Hi we know we can approximate measurable function by simple function however can we increase the conditions such that we can approximate by at most countable functions that is there exists sequence {$s_n$} of non negative F/B* measurable functions such that each assumes at most countable many values, all values finite and $s_n \rightarrow$ f """uniformly""" ? I tried to change the proof for approximation of simple functions given below however I am having troubles I don't see how I can get the result for those extended simple functions.
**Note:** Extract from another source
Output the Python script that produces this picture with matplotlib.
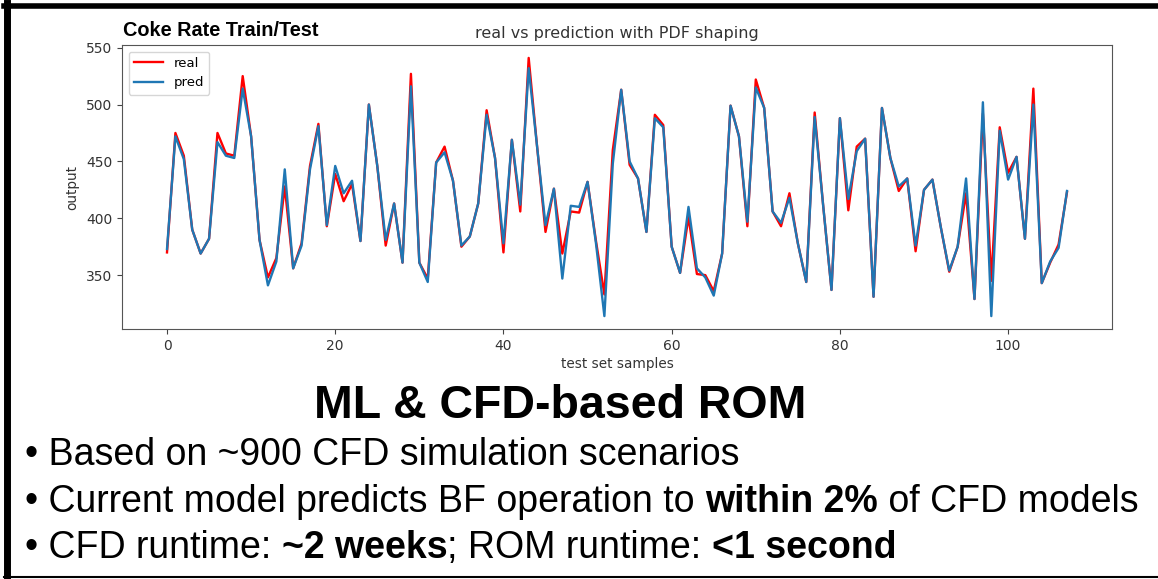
import matplotlib
matplotlib.use("Agg")
import matplotlib.pyplot as plt
from matplotlib.lines import Line2D

# values (test set samples 0..107)
real = [370, 475, 455, 390, 369, 382, 475, 457, 455, 525,
        472, 381, 348, 365, 428, 356, 378, 446, 483, 393,
        439, 415, 430, 380, 500, 446, 376, 413, 361, 527,
        361, 347, 449, 463, 433, 375, 384, 413, 495, 453,
        370, 469, 406, 541, 463, 388, 426, 369, 406, 405,
        432, 380, 333, 460, 513, 447, 435, 388, 491, 482,
        375, 352, 401, 351, 350, 336, 369, 499, 472, 393,
        522, 497, 406, 393, 422, 378, 344, 493, 412, 337,
        488, 407, 463, 470, 331, 497, 453, 424, 435, 371,
        425, 434, 392, 353, 375, 422, 329, 492, 345, 480,
        440, 454, 382, 514, 343, 361, 377, 423]
pred = [373, 472, 452, 390, 369, 382, 467, 455, 453, 514,
        472, 381, 341, 362, 443, 356, 376, 443, 481, 394,
        446, 422, 433, 380, 500, 446, 381, 413, 361, 516,
        361, 344, 449, 458, 433, 376, 384, 413, 491, 453,
        378, 469, 412, 532, 463, 394, 426, 347, 411, 410,
        432, 378, 314, 448, 513, 450, 435, 388, 488, 480,
        375, 352, 410, 356, 348, 332, 369, 499, 472, 397,
        515, 497, 406, 396, 418, 378, 344, 489, 412, 337,
        488, 417, 459, 470, 331, 497, 453, 428, 435, 376,
        425, 434, 392, 354, 375, 435, 329, 502, 314, 477,
        434, 454, 382, 500, 343, 362, 374, 424]
samples = list(range(len(real)))

heading = "Coke Rate Train/Test"
big_title = "ML & CFD-based ROM"
bullets = [
    [("• Based on ~900 CFD simulation scenarios", "normal")],
    [("• Current model predicts BF operation to ", "normal"), ("within 2%", "bold"),
     (" of CFD models", "normal")],
    [("• CFD runtime: ", "normal"), ("~2 weeks", "bold"), ("; ROM runtime: ", "normal"),
     ("<1 second", "bold")],
]

W, H = 1158, 579
fig = plt.figure(figsize=(W / 100, H / 100), dpi=100)
fig.patch.set_facecolor("white")


def fx(px):
    return px / W


def fy(py):
    return 1 - py / H


# the chart itself
ax = fig.add_axes([fx(122), fy(329), fx(1112) - fx(122), fy(45) - fy(329)])
ax.plot(samples, real, color="red", lw=1.7, label="real")
ax.plot(samples, pred, color="#1f77b4", lw=1.7, label="pred")
ax.set_title("real vs prediction with PDF shaping", fontsize=11.5, color="#333333", pad=5)
ax.set_xlabel("test set samples", fontsize=9.8, color="#333333", labelpad=3)
ax.set_ylabel("output", fontsize=9.8, color="#333333", labelpad=5)
ax.set_yticks([350, 400, 450, 500, 550])
ax.set_xticks([0, 20, 40, 60, 80, 100])
ax.tick_params(labelsize=10, colors="#444444", labelcolor="#333333")
for s in ax.spines.values():
    s.set_color("#555555")
ax.legend(loc="upper left", fontsize=9.5, handlelength=2.2)

# slide text around the chart
sans = ["Liberation Sans", "DejaVu Sans"]
fig.text(fx(123), fy(36), heading, fontsize=14.3, fontweight="bold",
         family=sans, va="baseline", ha="left")
fig.text(fx(560), fy(418), big_title, fontsize=33.5, fontweight="bold",
         family=sans, va="baseline", ha="center")

renderer = fig.canvas.get_renderer()


def seg_width(txt, weight, size):
    # measure with bars on both sides so spaces at the ends are counted
    t1 = fig.text(0, 0, "|" + txt + "|", fontsize=size, fontweight=weight, family=sans)
    t2 = fig.text(0, 0, "||", fontsize=size, fontweight=weight, family=sans)
    w = t1.get_window_extent(renderer).width - t2.get_window_extent(renderer).width
    t1.remove()
    t2.remove()
    return w


baselines = [465, 512, 558]
for line, base in zip(bullets, baselines):
    x = 25
    for txt, weight in line:
        fig.text(fx(x), fy(base), txt, fontsize=27, fontweight=weight,
                 family=sans, va="baseline", ha="left")
        x += seg_width(txt, weight, 27)

# black frame of the slide picture
fig.add_artist(Line2D([fx(6.5), fx(6.5)], [fy(3), fy(577)], color="black", lw=5))
fig.add_artist(Line2D([fx(4), fx(1158)], [fy(5.5), fy(5.5)], color="black", lw=4))
fig.add_artist(Line2D([fx(4), fx(1158)], [fy(576.5), fy(576.5)], color="black", lw=1.5))

fig.savefig("out.png", dpi=100)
Here F/B* are defined as follows F is a sigma field on $\Omega$ and define F/B* as follows: Let A $\in$ F be nonempty, and let f : A $\rightarrow$ $R^{*}$ denote a function.
We will say that f is F/B*-measurable iff $f^{-1}(B)$ $\in$ F and both $f^{-1}$({$\infty$}) and $f^{-1}$({-$\infty$}) are in F.
For $n\in \Bbb{N}$ and $k\in \Bbb{Z}$, let $M_n^k = f^{-1}((k/n, (k+1)/n])$. Define
$$ s_n := \sum_{k\in \Bbb{Z}} \frac{k+1}{n} \chi_{M_n^k}, $$ where $\chi_M$ is s the characteristic/indicator function of the set $M$.
I leave it to you to verify $\Vert f -s_n\Vert_\sup \leq 1/n$ and hence $s_n \to f$ uniformly.
EDIT: If $f$ only assumed nonnegative values, then so does $s_n$. If $f$ is also allowed to assume $\infty$, then $s_n \to f$ uniformly is not possible if $s_n$ should only assume finite values.